In an interview before the Air Show, Airbus Americas Chief Executive Barry Eccleston reiterated that skepticism, saying, “I cannot see a new technology engine being available and mature enough for this market until 2030.”
But Conner said it’s a matter of applying recently developed technologies to a new engine of the appropriate size to power a midsize, midrange jet.
He said the new technology inside the big engines for the 777X and the smaller engines for the 737 MAX could be incorporated into the midsize engine he needs. “There’s enough demand that would warrant investing in a new engine of that size,” he said.
He said Boeing’s discussions with airlines have made it clear that the NMA could be a sales success.
“Among the customers we have engaged with, there is clearly a market,” Conner said. “They would love to have an airplane that’s focused on that particular segment.”
What remains is for Boeing to figure out how to produce it at a price that will make money, he said.
Conner was less enthusiastic about two other much-discussed ideas that involve stretching two different airplanes.
One such plane, the 777-10X, would be straightforward for Boeing to do, Conner said, but it’s unclear yet if enough airlines would want to buy it.

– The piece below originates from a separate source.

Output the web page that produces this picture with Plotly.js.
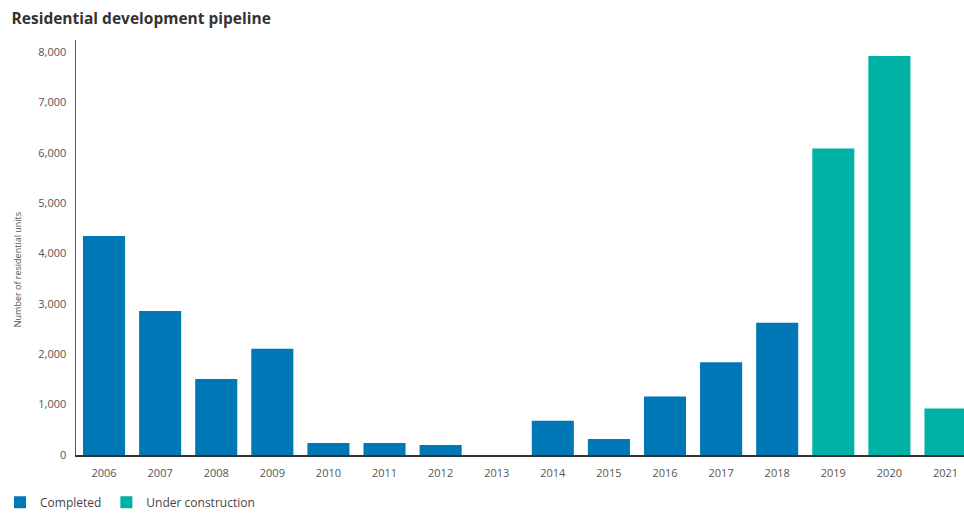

Another proposal under study is for Boeing to replace the currently proposed 180-seater 737 MAX 9 with a larger version, a MAX 10, in order to halt the runaway sales success of the Airbus A321.
This option also lacks clarity for now.
“Big customers, United and such, have told us that the MAX 9 is where they want to be,” Conner said. “So we’ve got to make sure there’s truly a big enough market segment if we wanted to move up.”
A MAX 10 would require new engines with beefed-up wings and extended landing gear. In other words, it would be very expensive.
That’s unlike a separate study Boeing has undertaken to stretch – with two extra rows of seats – the smallest MAX version, the 737 MAX 7, which has sold poorly.
Such a design change is a relatively simple, and Boeing officials indicated it’s likely to be formally announced at the Air Show on Wednesday.